I have multiple polygons, all located offshore around the UK. I am trying to calculate the areas of these polygons in square kilometres, without splitting them by UTM zone.

Is it possible to do this accurately? I have been using World Mercator, but there are big distortions at this scale. If the polygons were limited to the east coast, say, I would use UTM31N. However, as they are all over the UK waters, I am unsure what to use.

Is there a coordinate system that covers this area? British National Grid does not extend far enough out to sea to be of use.

1 Answer 1


Any equal-area projection will do the job well. There are loads of equal-area projections that cover the entire earth (minus a point or two). Many of them are versions of a Cylindrical Equal-Area projection (such as the Gall-Peters).

You don't have to permanently reproject your polygons: create a temporary copy of the layer if you like, reproject it, calculate the areas, save the results as a table with just a pair of columns (feature id and area), and join the results to the original table.

(If you constantly project and unproject one master dataset, you risk accumulating small computational errors. One-off reprojections are often needed for analysis but shouldn't be used to modify the original data if you can help it.)

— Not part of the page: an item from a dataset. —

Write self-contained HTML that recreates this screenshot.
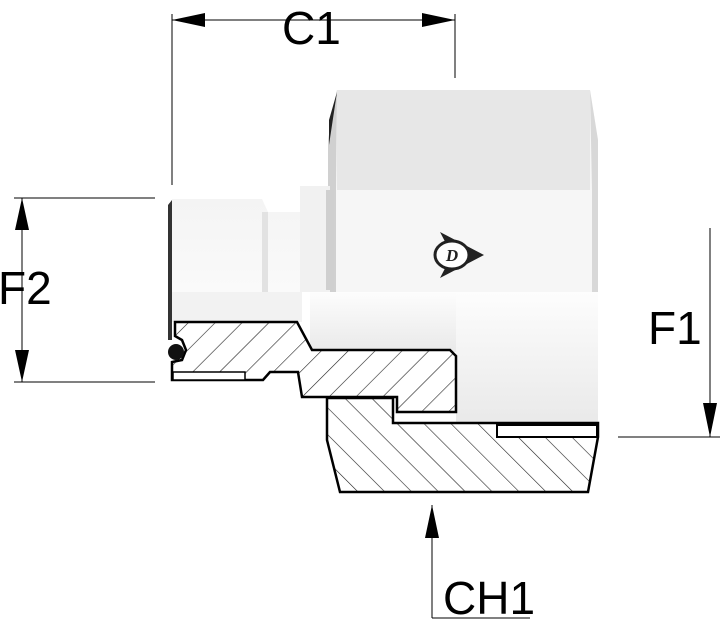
<!DOCTYPE html>
<html><head><style>html,body{margin:0;padding:0;background:#fff;}svg{display:block}</style></head><body>
<svg width="722" height="626" viewBox="0 0 722 626" xmlns="http://www.w3.org/2000/svg">
<defs>
<pattern id="h1" patternUnits="userSpaceOnUse" width="19" height="19" patternTransform="rotate(45)"><line x1="0" y1="0" x2="0" y2="19" stroke="#222" stroke-width="1.2"/></pattern>
<pattern id="h2" patternUnits="userSpaceOnUse" width="19" height="19" patternTransform="rotate(-45)"><line x1="0" y1="0" x2="0" y2="19" stroke="#222" stroke-width="1.2"/></pattern>
<linearGradient id="g1" x1="0" y1="0" x2="0" y2="1"><stop offset="0" stop-color="#f4f4f4"/><stop offset="1" stop-color="#fafafa"/></linearGradient>
<linearGradient id="g2" x1="0" y1="0" x2="0" y2="1"><stop offset="0" stop-color="#fdfdfd"/><stop offset="1" stop-color="#e9e9e9"/></linearGradient>
</defs>
<path d="M337,90 L590,90 L598,140 L598,292 L328,292 L328,140 Z" fill="#f6f6f6"/>
<rect x="337" y="90" width="253" height="100" fill="#e7e7e7"/>
<path d="M337,90 L328,140 L328,292 L336,292 L336,190 Z" fill="#d0d0d0"/>
<path d="M590,90 L598,140 L598,292 L592,292 L592,190 Z" fill="#d8d8d8"/>
<path d="M337,92 L329,120 L329,145 Z" fill="#222"/>
<rect x="456" y="292" width="142" height="133" fill="url(#g2)"/>
<rect x="310" y="292" width="146" height="60" fill="url(#g2)"/>
<rect x="300" y="186" width="30" height="106" fill="#f1f1f1"/>
<rect x="326" y="190" width="8" height="100" fill="#cfcfcf"/>
<path d="M172,199 L262,199 L268,212 L300,212 L300,292 L172,292 Z" fill="url(#g1)"/>
<rect x="262" y="212" width="6" height="80" fill="#e2e2e2"/>
<path d="M168,205 L168,340 L172,340 L172,200 Z" fill="#333"/>
<rect x="172" y="292" width="130" height="30" fill="#f2f2f2"/>
<path d="M175,322 L297,322 L312,350 L450,350 L456,356 L456,412 L397,412 L397,397 L302,397 L298,372 L270,372 L263,380 L172,380 L172,362 L182,360 L186,350 L182,340 L175,336 Z" fill="#fff"/>
<path d="M175,322 L297,322 L312,350 L450,350 L456,356 L456,412 L397,412 L397,397 L302,397 L298,372 L270,372 L263,380 L172,380 L172,362 L182,360 L186,350 L182,340 L175,336 Z" fill="url(#h1)" stroke="#000" stroke-width="2.5"/>
<rect x="173" y="372" width="72" height="8" fill="#fff" stroke="#000" stroke-width="1.5"/>
<circle cx="176" cy="352" r="8" fill="#111"/>
<path d="M327,398 L393,398 L393,423 L598,423 L598,437 L588,492 L340,492 L327,440 Z" fill="#fff"/>
<path d="M327,398 L393,398 L393,423 L598,423 L598,437 L588,492 L340,492 L327,440 Z" fill="url(#h2)" stroke="#000" stroke-width="2.5"/>
<rect x="497" y="425" width="100" height="12" fill="#fff" stroke="#000" stroke-width="2"/>
<g transform="translate(458,255)">
<path d="M-18,-23 L26,0 L-18,23 L-6,0 Z" fill="#222"/>
<ellipse cx="-6" cy="0" rx="17" ry="14" fill="#fff" stroke="#222" stroke-width="3"/>
<text x="-6" y="6" font-family="Liberation Serif,serif" font-weight="bold" font-style="italic" font-size="17" text-anchor="middle" fill="#222">D</text>
</g>
<g stroke="#000" stroke-width="1">
<line x1="172" y1="14" x2="172" y2="185"/><line x1="455" y1="14" x2="455" y2="78"/>
<line x1="172" y1="20" x2="455" y2="20"/>
<line x1="14" y1="198" x2="155" y2="198"/><line x1="14" y1="382" x2="155" y2="382"/>
<line x1="22" y1="198" x2="22" y2="382"/>
<line x1="710" y1="228" x2="710" y2="437"/><line x1="618" y1="437" x2="720" y2="437"/>
<line x1="432" y1="505" x2="432" y2="618"/><line x1="432" y1="618" x2="530" y2="618"/>
</g>
<g fill="#000">
<path d="M172,20 L205,13 L205,27 Z"/><path d="M455,20 L422,13 L422,27 Z"/>
<path d="M22,198 L15,230 L29,230 Z"/><path d="M22,382 L15,350 L29,350 Z"/>
<path d="M710,437 L703,403 L717,403 Z"/>
<path d="M432,505 L425,538 L439,538 Z"/>
</g>
<g font-family="Liberation Sans,sans-serif" font-size="46" fill="#000">
<text x="282" y="44">C1</text>
<text x="-2" y="304">F2</text>
<text x="648" y="344">F1</text>
<text x="443" y="614">CH1</text>
</g>
</svg>
</body></html>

  • Thank you whuber - my area calculations appear much more realistic now, in comparison to the results I was getting using Mercator...!
    – the_bonze
    Feb 9, 2012 at 15:08
  • 3
    World Mercator is not usefull for calculating anything. It is just a "Popular Visualisation". I prefer to call the units "Google Metres".
    – AndreJ
    Apr 25, 2014 at 7:36
  • Thanks @AndreJ. So, the answer to this question (gis.stackexchange.com/questions/147762/…) is that Google metres do not represent real distance in earth?
    – pedromateo
    May 19, 2015 at 9:28
  • Your assumption is correct for the coordinates. However, a measurement tool can use different formulas in the background.